## [What you should do]
Using the records below, count the lines with "this" in them. Give the number only.

— start Records —

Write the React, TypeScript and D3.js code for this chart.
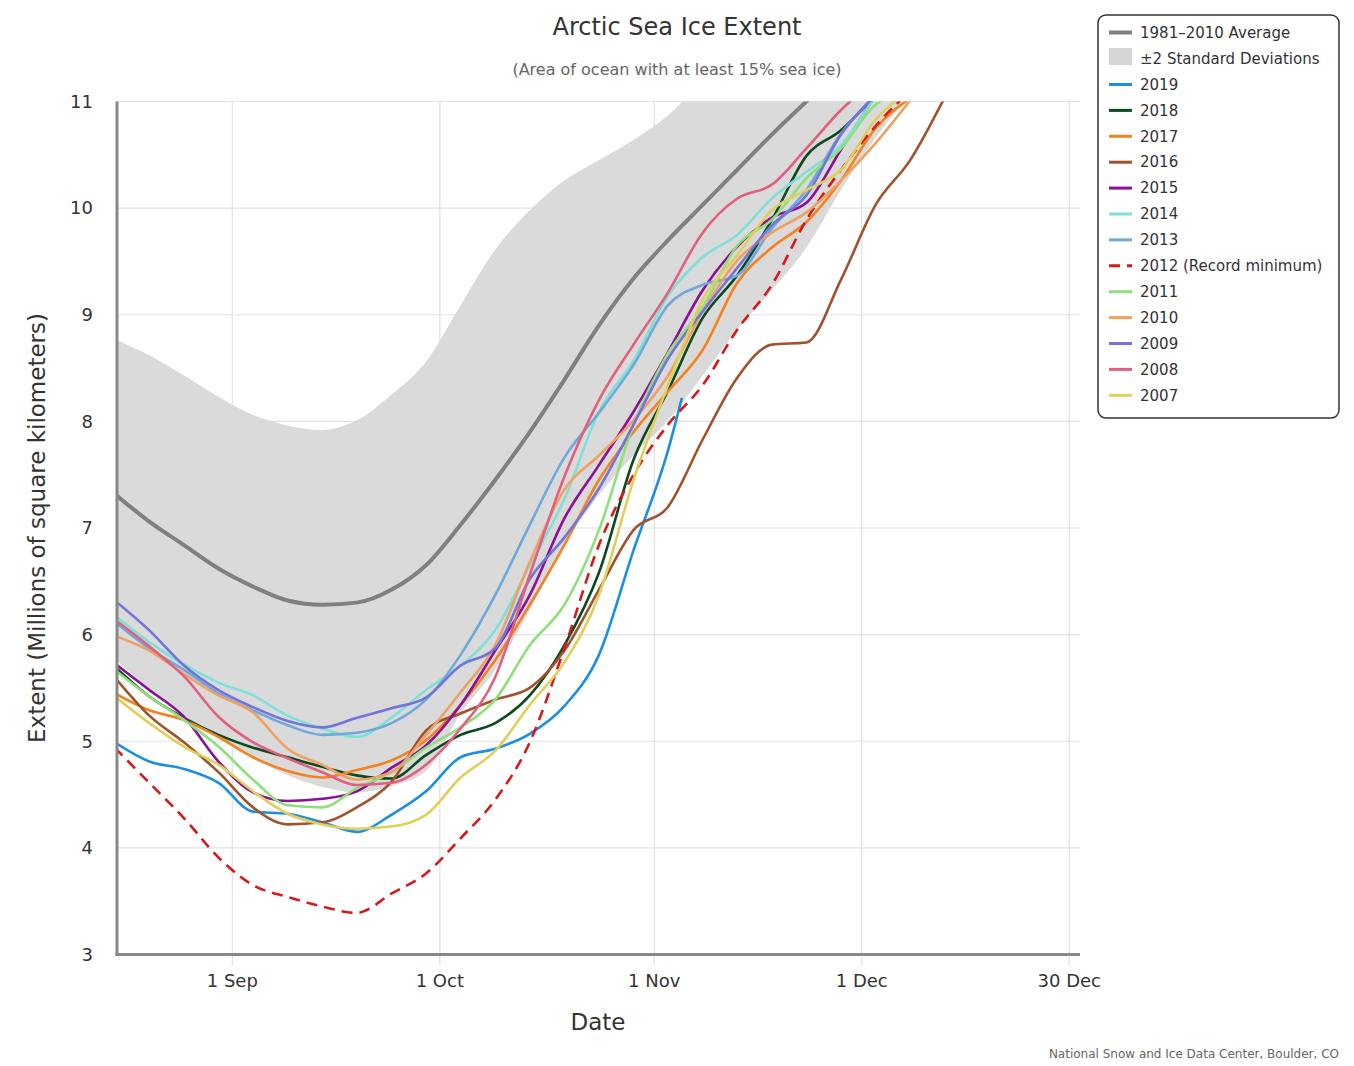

— end Records —
— start Records —

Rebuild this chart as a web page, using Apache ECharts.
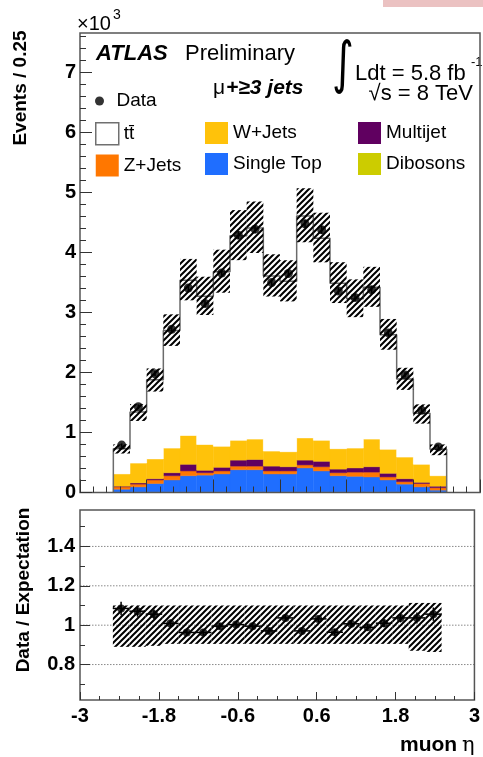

— end Records —
— start Records —

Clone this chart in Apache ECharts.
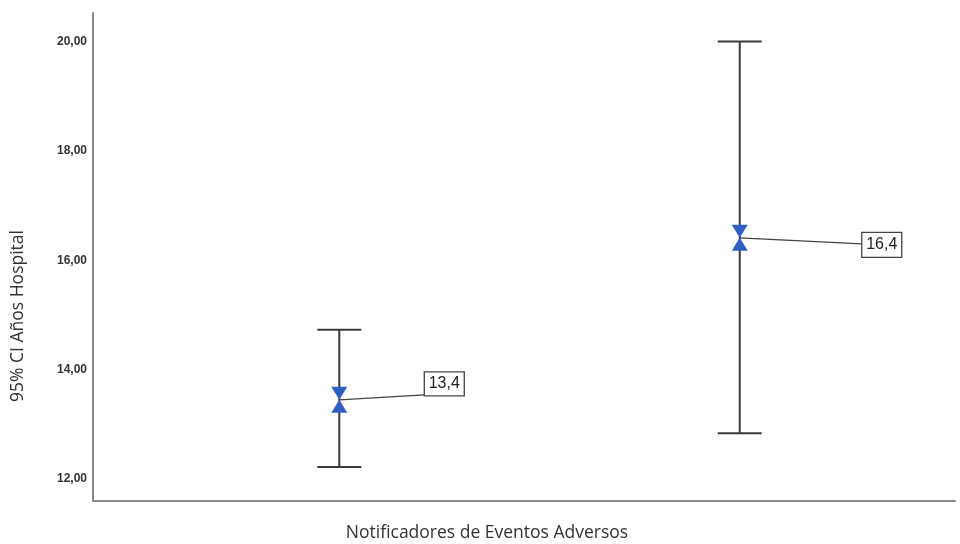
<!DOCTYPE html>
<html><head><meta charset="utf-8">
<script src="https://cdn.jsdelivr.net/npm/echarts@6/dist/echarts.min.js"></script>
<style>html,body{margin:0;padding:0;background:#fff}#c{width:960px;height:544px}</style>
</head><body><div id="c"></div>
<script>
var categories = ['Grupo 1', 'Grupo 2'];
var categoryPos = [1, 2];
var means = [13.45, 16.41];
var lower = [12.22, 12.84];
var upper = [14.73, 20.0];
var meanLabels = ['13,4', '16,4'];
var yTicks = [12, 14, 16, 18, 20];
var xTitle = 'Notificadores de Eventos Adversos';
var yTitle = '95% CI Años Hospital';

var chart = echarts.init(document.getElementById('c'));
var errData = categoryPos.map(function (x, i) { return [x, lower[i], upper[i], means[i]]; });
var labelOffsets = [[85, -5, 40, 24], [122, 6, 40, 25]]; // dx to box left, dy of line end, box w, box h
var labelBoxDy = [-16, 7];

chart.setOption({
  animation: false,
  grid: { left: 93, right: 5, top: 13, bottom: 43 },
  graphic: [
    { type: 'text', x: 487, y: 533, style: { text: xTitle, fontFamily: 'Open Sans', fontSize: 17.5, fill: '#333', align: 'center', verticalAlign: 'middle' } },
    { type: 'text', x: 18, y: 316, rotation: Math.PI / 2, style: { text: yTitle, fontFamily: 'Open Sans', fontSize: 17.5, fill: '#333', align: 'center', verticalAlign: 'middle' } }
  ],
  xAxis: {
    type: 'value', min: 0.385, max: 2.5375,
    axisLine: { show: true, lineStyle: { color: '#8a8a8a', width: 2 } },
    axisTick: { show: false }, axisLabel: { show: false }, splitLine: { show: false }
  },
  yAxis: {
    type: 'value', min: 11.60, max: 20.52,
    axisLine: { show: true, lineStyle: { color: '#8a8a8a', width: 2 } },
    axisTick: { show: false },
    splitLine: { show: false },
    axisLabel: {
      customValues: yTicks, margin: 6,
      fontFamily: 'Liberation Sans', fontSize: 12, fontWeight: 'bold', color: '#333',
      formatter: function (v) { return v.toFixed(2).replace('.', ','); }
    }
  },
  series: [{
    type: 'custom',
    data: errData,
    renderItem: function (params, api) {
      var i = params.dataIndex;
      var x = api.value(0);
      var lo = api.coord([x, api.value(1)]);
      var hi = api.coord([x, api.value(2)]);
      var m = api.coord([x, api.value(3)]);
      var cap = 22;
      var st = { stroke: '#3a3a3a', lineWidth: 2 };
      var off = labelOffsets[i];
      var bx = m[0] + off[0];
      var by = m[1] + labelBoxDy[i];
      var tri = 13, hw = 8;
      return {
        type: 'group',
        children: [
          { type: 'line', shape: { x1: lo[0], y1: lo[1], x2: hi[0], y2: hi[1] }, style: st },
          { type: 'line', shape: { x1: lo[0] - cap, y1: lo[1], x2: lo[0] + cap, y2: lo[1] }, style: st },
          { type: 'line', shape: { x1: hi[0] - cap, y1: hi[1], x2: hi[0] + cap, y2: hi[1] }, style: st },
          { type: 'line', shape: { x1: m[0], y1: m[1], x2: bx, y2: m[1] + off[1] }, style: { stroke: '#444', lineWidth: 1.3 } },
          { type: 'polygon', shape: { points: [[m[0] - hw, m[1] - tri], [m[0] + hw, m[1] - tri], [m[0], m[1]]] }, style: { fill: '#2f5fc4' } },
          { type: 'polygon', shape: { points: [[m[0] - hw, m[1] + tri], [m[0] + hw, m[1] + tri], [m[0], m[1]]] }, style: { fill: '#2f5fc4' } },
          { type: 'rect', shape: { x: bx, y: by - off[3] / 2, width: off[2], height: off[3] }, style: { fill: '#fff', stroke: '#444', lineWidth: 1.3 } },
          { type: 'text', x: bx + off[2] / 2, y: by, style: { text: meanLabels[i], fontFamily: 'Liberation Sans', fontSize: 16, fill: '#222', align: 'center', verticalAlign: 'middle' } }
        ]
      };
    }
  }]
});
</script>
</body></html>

— end Records —

## [Task result]
3